4 months ago I couldn’t swim a length of front crawl. 2 weeks into adult swimming lessons and I could manage 2 lengths and then my capability seems to have exponentially increased every week. Swimming has become just a little bit addictive, I just want to get back in the pool to concentrate on different bits of my stroke and breathing and speed. But in all my sessions so far I’ve never swum continuously up and down for longer than 2 lengths, I’ve always stopped and had a drink, a breather, possibly (probably) a chat. This as it turns out, was an oversight.

The target for this first part of the year was Swimathon 2017, a 5k distance which depending on my progress, my sisters and I were going to split equally or some other proportion between us as a team.

We ended up with my stints being 10 lengths at a time. I’ll be honest my preparation wasn’t the greatest, I did a boot camp the morning of, then didn’t make good choices in the hours before regarding pre-exercise fuelling (I’m writing a really interesting research blog about eating and exercise – watch this space – but this was an example of what NOT to eat before you swim) so when I finally got in for my turn it was with a slightly heavy non-dolphin like air. 10 lengths in one go is hard. I don’t think I ever realised how hard swimming is when you do it as an endurance sport.
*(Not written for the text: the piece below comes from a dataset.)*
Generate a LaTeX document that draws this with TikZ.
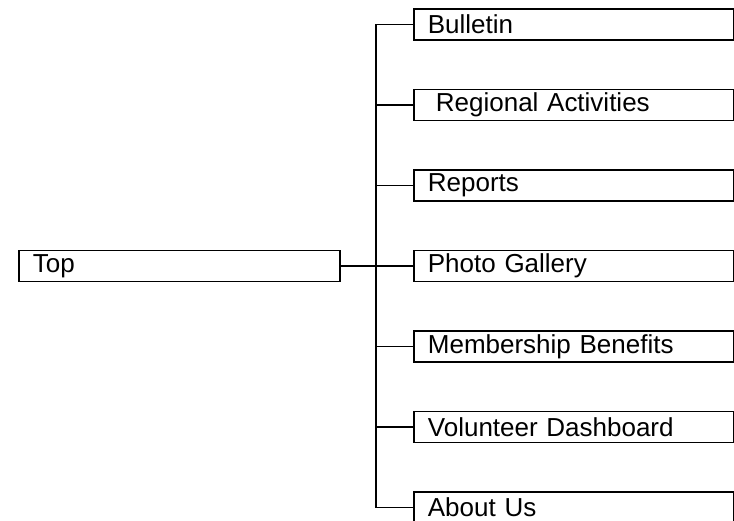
\documentclass[tikz,border=0pt]{standalone}
\usepackage{fontspec}
\setmainfont{Liberation Sans}
\usepackage{tikz}
\usetikzlibrary{positioning}

\begin{document}
\begin{tikzpicture}[x=1pt, y=-1pt, line width=1.8pt,
    page/.style={draw, rectangle, anchor=west, minimum height=31pt, minimum width=320pt,
        text width=292pt, inner xsep=14pt, inner ysep=0pt, align=left,
        font=\fontsize{26}{29}\selectfont}]
    \useasboundingbox (0,0) rectangle (734,521);
    \node[page, minimum width=321pt, text width=293pt] (top) at (18,266) {Top};
    \coordinate (fork) at (376,266);
    \foreach \name/\txt [count=\i from 0] in {bulletin/Bulletin, regional/{\hspace{8pt}Regional Activities},
            reports/Reports, gallery/Photo Gallery, benefits/Membership Benefits,
            dashboard/Volunteer Dashboard, about/About Us}
        \node[page] (\name) at (413, 24.5+80.5*\i) {\txt};
    \draw (top.east) -- (fork);
    \foreach \name in {bulletin, regional, reports, gallery, benefits, dashboard, about}
        \draw (fork) |- (\name.west);
\end{tikzpicture}
\end{document}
Writing this down in actual words makes me want to face palm about what a numpty I am, of course it’s hard…..

My sisters, aka mermaids, swam their 20 lengths barely breaking sweat, and I made it through my 4 lots of 10 lengths, but it hurt, interestingly though each set got slightly easier and we finished in style with some sprint lengths, last team in the pool, just us and the wonderful volunteers who organised and the lap counters (slightly wearily) applauding us in.

Next target, keep working on technique to increase the efficiency of my swimming (I might be swimming but it’s not very pretty if you know what I mean) and build up swimming endurance. I’m going to do some swimming interval training, just like I would if I wanted to increase my running speed and distance. I’ve found some Speedo Swim Training workouts that I’m going to try – an 8 week plan, check it out here:

They seem a bit complicated so I have tasked one of my sisters with coming up with some simpler ones that you can pick and mix from. Watch this space.

Also Open Water Swimming……soon anyway……when it’s a bit warmer [coughs nervously, sidles into next room].